↓↓↓
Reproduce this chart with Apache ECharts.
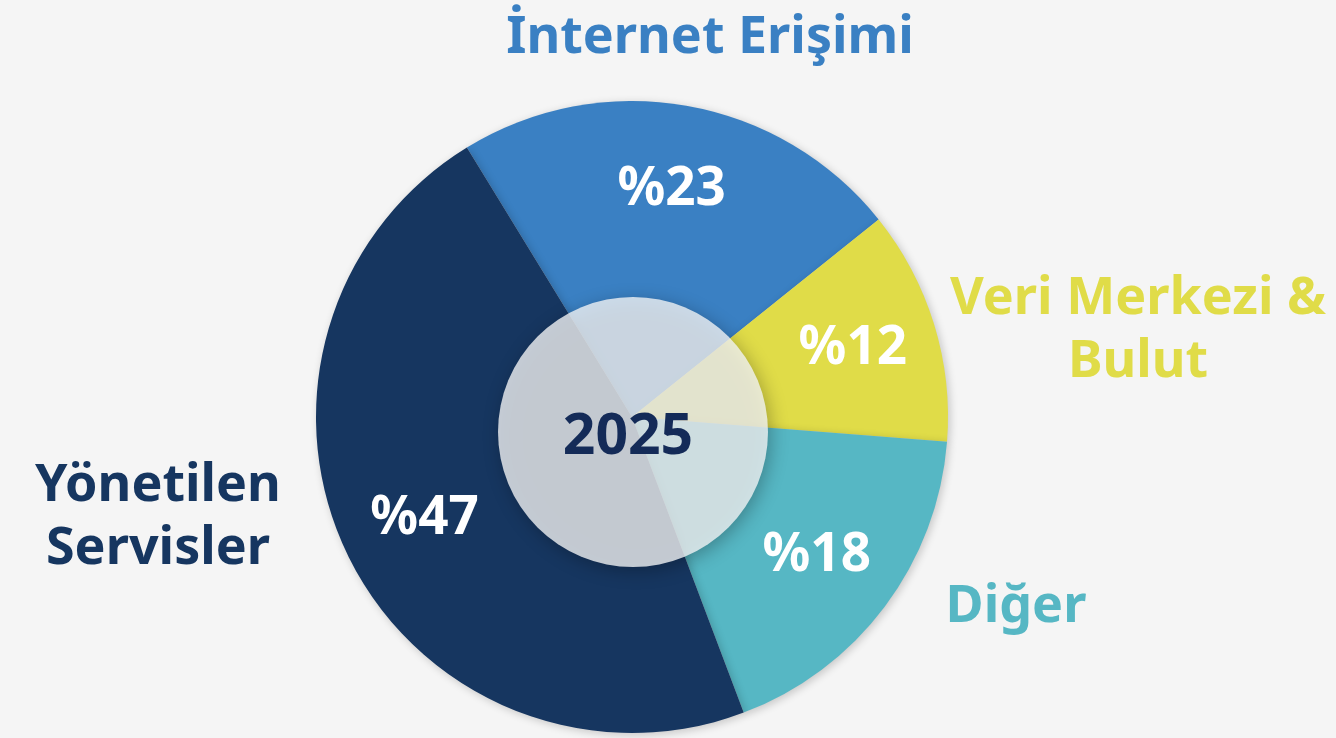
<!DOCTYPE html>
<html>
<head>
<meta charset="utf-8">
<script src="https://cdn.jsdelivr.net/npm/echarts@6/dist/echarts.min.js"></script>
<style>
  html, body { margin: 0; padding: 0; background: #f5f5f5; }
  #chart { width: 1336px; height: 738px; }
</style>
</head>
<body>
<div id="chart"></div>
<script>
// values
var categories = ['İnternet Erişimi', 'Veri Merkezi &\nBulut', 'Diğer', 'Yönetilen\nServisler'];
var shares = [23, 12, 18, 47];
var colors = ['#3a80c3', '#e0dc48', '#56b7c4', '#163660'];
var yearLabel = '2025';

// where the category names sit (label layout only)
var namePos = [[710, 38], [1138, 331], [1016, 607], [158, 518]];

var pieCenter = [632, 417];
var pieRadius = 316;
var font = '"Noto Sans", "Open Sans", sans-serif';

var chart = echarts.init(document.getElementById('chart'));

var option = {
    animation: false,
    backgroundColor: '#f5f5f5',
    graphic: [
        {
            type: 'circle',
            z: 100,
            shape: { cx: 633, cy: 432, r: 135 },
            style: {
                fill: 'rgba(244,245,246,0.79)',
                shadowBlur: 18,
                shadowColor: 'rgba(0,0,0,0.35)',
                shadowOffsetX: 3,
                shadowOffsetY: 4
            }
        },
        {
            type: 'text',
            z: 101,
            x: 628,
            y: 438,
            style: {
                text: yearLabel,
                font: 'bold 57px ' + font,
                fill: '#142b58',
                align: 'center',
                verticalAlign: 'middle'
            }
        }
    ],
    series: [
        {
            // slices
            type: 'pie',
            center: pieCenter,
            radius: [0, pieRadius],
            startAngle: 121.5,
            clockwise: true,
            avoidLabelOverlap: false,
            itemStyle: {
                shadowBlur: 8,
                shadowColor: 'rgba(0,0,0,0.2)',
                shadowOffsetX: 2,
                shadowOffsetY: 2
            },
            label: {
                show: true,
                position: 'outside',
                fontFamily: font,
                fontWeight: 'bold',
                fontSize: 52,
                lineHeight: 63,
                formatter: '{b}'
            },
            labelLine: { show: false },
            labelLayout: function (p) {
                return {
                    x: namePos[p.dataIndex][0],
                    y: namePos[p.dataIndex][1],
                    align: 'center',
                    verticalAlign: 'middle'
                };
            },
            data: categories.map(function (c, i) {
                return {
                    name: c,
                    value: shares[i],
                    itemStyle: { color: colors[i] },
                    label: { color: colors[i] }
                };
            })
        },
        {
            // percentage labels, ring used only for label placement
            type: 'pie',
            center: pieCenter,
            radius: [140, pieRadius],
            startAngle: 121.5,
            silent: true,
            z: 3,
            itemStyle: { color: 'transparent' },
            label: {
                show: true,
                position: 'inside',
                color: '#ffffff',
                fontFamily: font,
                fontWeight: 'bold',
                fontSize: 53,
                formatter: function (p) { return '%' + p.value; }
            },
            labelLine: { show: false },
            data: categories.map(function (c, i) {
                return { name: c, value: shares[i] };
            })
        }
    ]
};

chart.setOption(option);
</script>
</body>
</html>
↑↑↑
The problem:
Skip the pictures, then retype every line above exactly.

Result of the exercise:
Reproduce this chart with Apache ECharts.
<!DOCTYPE html>
<html>
<head>
<meta charset="utf-8">
<script src="https://cdn.jsdelivr.net/npm/echarts@6/dist/echarts.min.js"></script>
<style>
  html, body { margin: 0; padding: 0; background: #f5f5f5; }
  #chart { width: 1336px; height: 738px; }
</style>
</head>
<body>
<div id="chart"></div>
<script>
// values
var categories = ['İnternet Erişimi', 'Veri Merkezi &\nBulut', 'Diğer', 'Yönetilen\nServisler'];
var shares = [23, 12, 18, 47];
var colors = ['#3a80c3', '#e0dc48', '#56b7c4', '#163660'];
var yearLabel = '2025';

// where the category names sit (label layout only)
var namePos = [[710, 38], [1138, 331], [1016, 607], [158, 518]];

var pieCenter = [632, 417];
var pieRadius = 316;
var font = '"Noto Sans", "Open Sans", sans-serif';

var chart = echarts.init(document.getElementById('chart'));

var option = {
    animation: false,
    backgroundColor: '#f5f5f5',
    graphic: [
        {
            type: 'circle',
            z: 100,
            shape: { cx: 633, cy: 432, r: 135 },
            style: {
                fill: 'rgba(244,245,246,0.79)',
                shadowBlur: 18,
                shadowColor: 'rgba(0,0,0,0.35)',
                shadowOffsetX: 3,
                shadowOffsetY: 4
            }
        },
        {
            type: 'text',
            z: 101,
            x: 628,
            y: 438,
            style: {
                text: yearLabel,
                font: 'bold 57px ' + font,
                fill: '#142b58',
                align: 'center',
                verticalAlign: 'middle'
            }
        }
    ],
    series: [
        {
            // slices
            type: 'pie',
            center: pieCenter,
            radius: [0, pieRadius],
            startAngle: 121.5,
            clockwise: true,
            avoidLabelOverlap: false,
            itemStyle: {
                shadowBlur: 8,
                shadowColor: 'rgba(0,0,0,0.2)',
                shadowOffsetX: 2,
                shadowOffsetY: 2
            },
            label: {
                show: true,
                position: 'outside',
                fontFamily: font,
                fontWeight: 'bold',
                fontSize: 52,
                lineHeight: 63,
                formatter: '{b}'
            },
            labelLine: { show: false },
            labelLayout: function (p) {
                return {
                    x: namePos[p.dataIndex][0],
                    y: namePos[p.dataIndex][1],
                    align: 'center',
                    verticalAlign: 'middle'
                };
            },
            data: categories.map(function (c, i) {
                return {
                    name: c,
                    value: shares[i],
                    itemStyle: { color: colors[i] },
                    label: { color: colors[i] }
                };
            })
        },
        {
            // percentage labels, ring used only for label placement
            type: 'pie',
            center: pieCenter,
            radius: [140, pieRadius],
            startAngle: 121.5,
            silent: true,
            z: 3,
            itemStyle: { color: 'transparent' },
            label: {
                show: true,
                position: 'inside',
                color: '#ffffff',
                fontFamily: font,
                fontWeight: 'bold',
                fontSize: 53,
                formatter: function (p) { return '%' + p.value; }
            },
            labelLine: { show: false },
            data: categories.map(function (c, i) {
                return { name: c, value: shares[i] };
            })
        }
    ]
};

chart.setOption(option);
</script>
</body>
</html>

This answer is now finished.